在改开四十年后,也可以考评一下中国大学四十年,一定要记住,比如北京大学、清华大学等等,他们与以前的特别是二十世纪上半叶的北大、清华等等,是名称符号相同但完全不是一回事的两个“北大”、“清华”,后一个“北大”、“清华”盗取了前一个“北大”、“清华”的名义,而觍颜不知耻。近四十年的大学,特别是北大、清华,是国家巨额财政扶持堆起来的一个个规模化的庞然大物,只有大楼作为学历、学位生产车间和批发工厂,而与善知识日趋日远根本与大师不搭界的知识殿堂。当然,因为已经觍颜无耻,所以没有什么不敢干的,大师又如何?同样也可以生产“大师”,于是乎但凡是个“导师”,就可以自称或被称之为某某领域的大师、因为这些“大师”本身因为博导而作为生产博士的“车间主任”,生产了自己的“博士产品”,而这些“博士产品”再生产下一波“博士”或者“博导”,大家脸面上有几粒麻子、腚上有没有屎、肚子里是不是草包,都已经不重要,“大师”成为学阀,充满了权威的不容亵渎的傲慢,学阀门生们为了攀高枝儿好乘凉,自然狼狈为奸。所有这些,皆与善知识无缘。

四十年前,那些在长达二十余年与知识疏离、腹里空空如也仅凭着残留的基础,而进入教学的第一线,他们来不及温习和自我教育,就匆匆拼凑教材登上讲台,很快留学大门打开,外国教材成批趸来,他们与所教的学生一样,除了空有一个教师的名头,其实敏感度和学习能力,甚至比不上自己的学生。就这样的“基础”,到后来一波一波海外归来的博士什么的“士”,根本与本土教育体系或知识无继承、无延续性,就视自己的“博士”作为等级头衔,开始成批地生产“精致的利己主义者”:大家心照不宣,相互不侵犯也不容许对方侵犯自己的地盘儿。

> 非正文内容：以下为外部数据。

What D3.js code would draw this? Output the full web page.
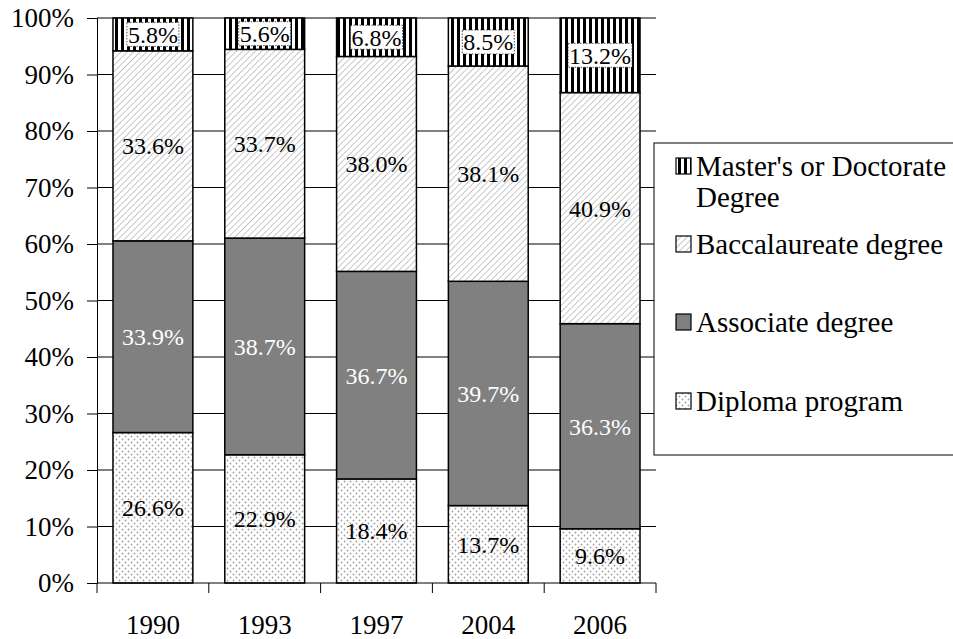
<!DOCTYPE html>
<html>
<head>
<meta charset="utf-8">
<script src="https://cdn.jsdelivr.net/npm/d3@7"></script>
<style>
  body { margin: 0; background: #fff; }
  text { font-family: "Liberation Serif", "Times New Roman", serif; }
</style>
</head>
<body>
<svg id="chart" width="953" height="639"></svg>
<script>
var years = ['1990', '1993', '1997', '2004', '2006'];
var seriesNames = ['Diploma program', 'Associate degree', 'Baccalaureate degree', "Master's or Doctorate Degree"];
var diploma = [26.6, 22.9, 18.4, 13.7, 9.6];
var associate = [33.9, 38.7, 36.7, 39.7, 36.3];
var baccalaureate = [33.6, 33.7, 38.0, 38.1, 40.9];
var masters = [5.8, 5.6, 6.8, 8.5, 13.2];
var yTicks = [0, 0.1, 0.2, 0.3, 0.4, 0.5, 0.6, 0.7, 0.8, 0.9, 1];

var rows = years.map(function(y, i) {
  return { year: y, 'Diploma program': diploma[i], 'Associate degree': associate[i],
    'Baccalaureate degree': baccalaureate[i], "Master's or Doctorate Degree": masters[i] };
});

var svg = d3.select('#chart');
var margin = { left: 97, top: 18, right: 297, bottom: 56 };
var width = 953 - margin.left - margin.right;
var height = 639 - margin.top - margin.bottom;

var defs = svg.append('defs');
// dotted pattern for diploma
var pd = defs.append('pattern').attr('id', 'p-diploma').attr('patternUnits', 'userSpaceOnUse')
  .attr('width', 6).attr('height', 6);
pd.append('rect').attr('width', 6).attr('height', 6).attr('fill', '#fff');
pd.append('circle').attr('cx', 1.5).attr('cy', 1.5).attr('r', 0.9).attr('fill', '#a0a0a0');
pd.append('circle').attr('cx', 4.5).attr('cy', 4.5).attr('r', 0.9).attr('fill', '#a0a0a0');
// diagonal hatch for baccalaureate
var pb = defs.append('pattern').attr('id', 'p-bacc').attr('patternUnits', 'userSpaceOnUse')
  .attr('width', 4.5).attr('height', 4.5).attr('patternTransform', 'rotate(45)');
pb.append('rect').attr('width', 4.5).attr('height', 4.5).attr('fill', '#fff');
pb.append('line').attr('x1', 0).attr('y1', 0).attr('x2', 0).attr('y2', 4.5)
  .attr('stroke', '#bbb').attr('stroke-width', 1.6);
// vertical stripes for masters
var pm = defs.append('pattern').attr('id', 'p-masters').attr('patternUnits', 'userSpaceOnUse')
  .attr('width', 6).attr('height', 6);
pm.append('rect').attr('width', 6).attr('height', 6).attr('fill', '#fff');
pm.append('rect').attr('width', 3).attr('height', 6).attr('fill', '#000');

var fills = {
  'Diploma program': 'url(#p-diploma)',
  'Associate degree': '#808080',
  'Baccalaureate degree': 'url(#p-bacc)',
  "Master's or Doctorate Degree": 'url(#p-masters)'
};
var labelColor = {
  'Diploma program': '#000',
  'Associate degree': '#fff',
  'Baccalaureate degree': '#000',
  "Master's or Doctorate Degree": '#000'
};

var g = svg.append('g').attr('transform', 'translate(' + margin.left + ',' + margin.top + ')');

var x = d3.scaleBand().domain(years).range([0, width]).paddingInner(0.2857).paddingOuter(0.143);
var y = d3.scaleLinear().domain([0, 1]).range([height, 0]);

// gridlines
g.append('g').selectAll('line').data(yTicks.slice(1)).enter().append('line')
  .attr('x1', 0).attr('x2', width)
  .attr('y1', function(d) { return y(d); }).attr('y2', function(d) { return y(d); })
  .attr('stroke', '#000').attr('stroke-width', 1);

var stack = d3.stack().keys(seriesNames).offset(d3.stackOffsetExpand);
var layers = stack(rows);

var layer = g.selectAll('.layer').data(layers).enter().append('g').attr('class', 'layer');
layer.selectAll('rect').data(function(d) { return d.map(function(p) { return { key: d.key, p: p }; }); })
  .enter().append('rect')
  .attr('x', function(d) { return x(d.p.data.year); })
  .attr('width', x.bandwidth())
  .attr('y', function(d) { return y(d.p[1]); })
  .attr('height', function(d) { return y(d.p[0]) - y(d.p[1]); })
  .attr('fill', function(d) { return fills[d.key]; })
  .attr('stroke', '#000').attr('stroke-width', 1.5);

// labels
layers.forEach(function(ly) {
  ly.forEach(function(p) {
    var val = p.data[ly.key];
    var cx = x(p.data.year) + x.bandwidth() / 2;
    var cy = y((p[0] + p[1]) / 2);
    var txt = val.toFixed(1) + '%';
    var t = g.append('text').attr('x', cx).attr('y', cy).attr('dy', '0.35em')
      .attr('text-anchor', 'middle').attr('font-size', 24)
      .attr('fill', labelColor[ly.key]).text(txt);
    if (ly.key === "Master's or Doctorate Degree") {
      var bb = t.node().getBBox();
      g.insert('rect', function() { return t.node(); })
        .attr('x', bb.x - 1).attr('y', cy - 12).attr('width', bb.width + 2).attr('height', 24)
        .attr('fill', '#fff').attr('stroke', '#000').attr('stroke-width', 0.7)
        .attr('stroke-dasharray', '1.5,1.5');
    }
  });
});

// y axis
var yAxis = d3.axisLeft(y).tickValues(yTicks).tickFormat(d3.format('.0%')).tickSize(10).tickPadding(13);
var ya = g.append('g').call(yAxis);
ya.select('.domain').attr('stroke', '#000').attr('stroke-width', 1);
ya.selectAll('.tick line').attr('stroke', '#000');
ya.selectAll('.tick text').attr('font-size', 27).attr('fill', '#000')
  .style('font-family', '"Liberation Serif", serif');

// x axis
var xa = g.append('g').attr('transform', 'translate(0,' + height + ')');
xa.append('line').attr('x1', 0).attr('x2', width).attr('stroke', '#000').attr('stroke-width', 1);
var bounds = years.map(function(yr) { return x(yr) - x.step() * x.paddingInner() / 2; });
bounds.push(width);
xa.selectAll('.xt').data(bounds).enter().append('line')
  .attr('x1', function(d) { return d; }).attr('x2', function(d) { return d; })
  .attr('y1', 0).attr('y2', 10).attr('stroke', '#000');
xa.selectAll('.xl').data(years).enter().append('text')
  .attr('x', function(d) { return x(d) + x.bandwidth() / 2; })
  .attr('y', 51).attr('text-anchor', 'middle').attr('font-size', 27).text(function(d) { return d; });

// legend
var legend = svg.append('g').attr('transform', 'translate(654,143)');
legend.append('rect').attr('width', 310).attr('height', 312).attr('fill', '#fff')
  .attr('stroke', '#000').attr('stroke-width', 1);
var legendItems = [
  { key: "Master's or Doctorate Degree", lines: ["Master's or Doctorate", 'Degree'], y: 23 },
  { key: 'Baccalaureate degree', lines: ['Baccalaureate degree'], y: 101 },
  { key: 'Associate degree', lines: ['Associate degree'], y: 179 },
  { key: 'Diploma program', lines: ['Diploma program'], y: 258 }
];
var li = legend.selectAll('.li').data(legendItems).enter().append('g')
  .attr('transform', function(d) { return 'translate(0,' + d.y + ')'; });
li.append('rect').attr('x', 22).attr('y', -8).attr('width', 15).attr('height', 16)
  .attr('fill', function(d) { return fills[d.key]; }).attr('stroke', '#000').attr('stroke-width', 1.2);
li.each(function(d) {
  var t = d3.select(this).append('text').attr('font-size', 29);
  d.lines.forEach(function(s, i) {
    t.append('tspan').attr('x', 42).attr('y', i * 31).attr('dy', '0.35em').text(s);
  });
});
</script>
</body>
</html>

知识之所以为知识,是对未知的知与识,只有竭尽谦虚方可越知越识:因为知识只能使得自己越来越觉得自己的无知,对知识的认知越深越广,自己除了更加谦恭以外,没有别途可走。只有根本缺乏知识的“知识”或“知识分子”,才会因“知识”而傲慢,这样的“知识”需要等级标签儿,所以就以“博士”、“博导”命名之。

中国的大学,空有学之“大”,没有大学问:知识,名“知识”,非“知识”。无知者无耻,无耻者不以为耻反以为荣。悲呼!